I got off at the next stop – not my stop – sat down under the bus shelter and tried to process what had just happened. As I replayed the incident in my head, a thousand sharp answers swam to shore. A thousand more have been suggested to me since. "You should have said … " But in that moment, I came up empty. As an actor I am used to people making superficial judgments based on my appearance. I know she meant no harm, of course, but the fear in her child's eyes affected me deeply. I was the monster under the bed.

I have been rehearsing for a play for some weeks now. I am playing Socrates next month in a modern retelling of The Clouds by Aristophanes. I agreed with the director that a big bushy beard would be right for the character. It didn't occur to me that, in the wake of the horrific incident in Woolwich, this would transform me into what Nick Robinson might describe as "of Muslim appearance".

And yet this is seemingly the world in which I exist today. News channels' 24-hour, binary, voyeuristic view of the world is the only message being shoved down our throat, like aspirin, every hour on the hour. Interviewing a traumatised Oklahoma teacher a day after the tornado – immobilised in a hospital bed, the camera shoved so close to her tear-stained face, I had to look away – is not only permitted, but expected. The porn of human misery. The caricatured shorthand for hero, villain, terrorist, freedom fighter, friend, enemy, good and bad has been so firmly established that it has replaced the truth.

In the play I'm doing, Socrates relays the parable of the prisoners in the cave recounted by Plato in The Republic. He tells of captives in a deep cave, chained in such a way that all they have seen their entire lives are the monstrous shadows on the back wall, made by people passing in front of the fire behind them. They have come to accept this world of shadows as reality. Once freed, they are unable to cope with the world outside. It is too bright and sharp; they are convinced it is an illusion. They beg to be taken back to the cave and put back in their chains.

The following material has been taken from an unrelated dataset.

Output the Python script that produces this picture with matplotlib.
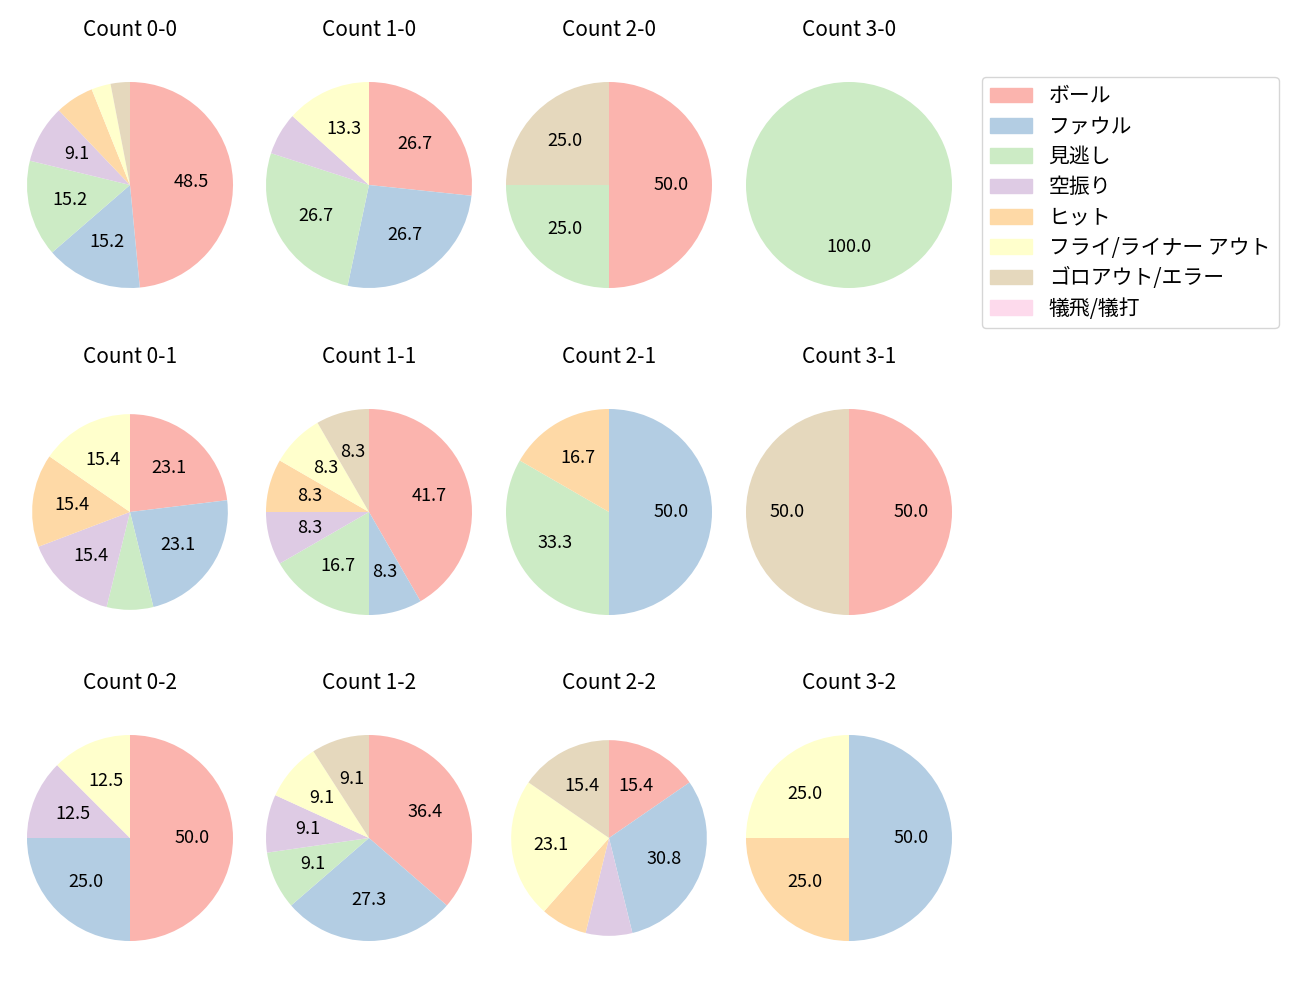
import matplotlib
matplotlib.use('Agg')
import matplotlib.pyplot as plt

plt.rcParams['font.family'] = ['Noto Sans CJK JP', 'DejaVu Sans']

labels = ['ボール', 'ファウル', '見逃し', '空振り', 'ヒット',
          'フライ/ライナー アウト', 'ゴロアウト/エラー', '犠飛/犠打']

# counts per result, same order as labels
counts = {
    '0-0': [16, 5, 5, 3, 2, 1, 1, 0],
    '1-0': [4, 4, 4, 1, 0, 2, 0, 0],
    '2-0': [2, 0, 1, 0, 0, 0, 1, 0],
    '3-0': [0, 0, 1, 0, 0, 0, 0, 0],
    '0-1': [3, 3, 1, 2, 2, 2, 0, 0],
    '1-1': [5, 1, 2, 1, 1, 1, 1, 0],
    '2-1': [0, 3, 2, 0, 1, 0, 0, 0],
    '3-1': [1, 0, 0, 0, 0, 0, 1, 0],
    '0-2': [4, 2, 0, 1, 0, 1, 0, 0],
    '1-2': [4, 3, 1, 1, 0, 1, 1, 0],
    '2-2': [2, 4, 0, 1, 1, 3, 2, 0],
    '3-2': [0, 2, 0, 0, 1, 1, 0, 0],
}

colors = plt.get_cmap('Pastel1').colors[:8]

W, H = 1300, 1000
fig = plt.figure(figsize=(13, 10), dpi=100)

col_x = [130, 369, 609, 849]
row_y = [185, 512, 838]
R = 103
lim = 1.1
half = R * lim
# a couple of pies come out a bit smaller in the original
small = {'0-1': 0.95, '2-2': 0.95}

def fmt(p):
    return '%.1f' % p if p > 8 else ''

for strikes in range(3):
    for balls in range(4):
        key = f'{balls}-{strikes}'
        cx, cy = col_x[balls], row_y[strikes]
        ax = fig.add_axes([(cx - half) / W, 1 - (cy + half) / H, 2 * half / W, 2 * half / H])
        vals = counts[key]
        ax.pie(vals, colors=colors, startangle=90, counterclock=False,
               radius=small.get(key, 1.0),
               autopct=fmt, pctdistance=0.6, textprops={'fontsize': 13})
        ax.set_xlim(-lim, lim)
        ax.set_ylim(-lim, lim)
        ax.set_title(f'Count {key}', fontsize=15, pad=26)

handles = [plt.Rectangle((0, 0), 1, 1, color=c) for c in colors]
fig.legend(handles, labels, loc='upper left', bbox_to_anchor=(982 / W, 1 - 77 / H),
           borderaxespad=0, fontsize=15, labelspacing=0.4)

fig.savefig('out.png', dpi=100)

Our flat-screen television sets have replaced the wall of the cave. Everything else remains unchanged. Commentators despair about the rise of far-right politics in Europe, but that is merely the symptom of a more general affliction. The combination of economic hardship, ideology (whether religious or political) acting as a proxy for critical inquiry and personal responsibility and the simplified world view being offered up by visual media, is a very dangerous one. Acts of violence in our streets, English Defence League rallies, Golden Dawn MPs and firebombed mosques are the natural consequence of that perfect storm.

However, there is cause to be grateful, too. These attitudes are not newly created; they have lurked under the surface for a long time. In this environment of fear and suspicion, of strivers and shirkers, of new bogeymen, they are expressed rather than suppressed. This is preferable in many ways. Once out in the open, they can be fought and defeated, as they always have been. "The sun doesn't always shine", says Socrates. "Sometimes there are dark clouds that bring rain and gloom. At times like these, it is easier to see. We are not misled by the shine on things."

It's a difficult time to be a foreigner anywhere and look it. The crime? Having a beard. The punishment? Public humiliation or worse. I will shave as soon as my engagement is over and feel peculiarly guilty for doing it. I will deal with the suspicious glances at my satchel in the meantime. I will never cease to hope you might turn around from your television screen and see me, instead of just my shadow.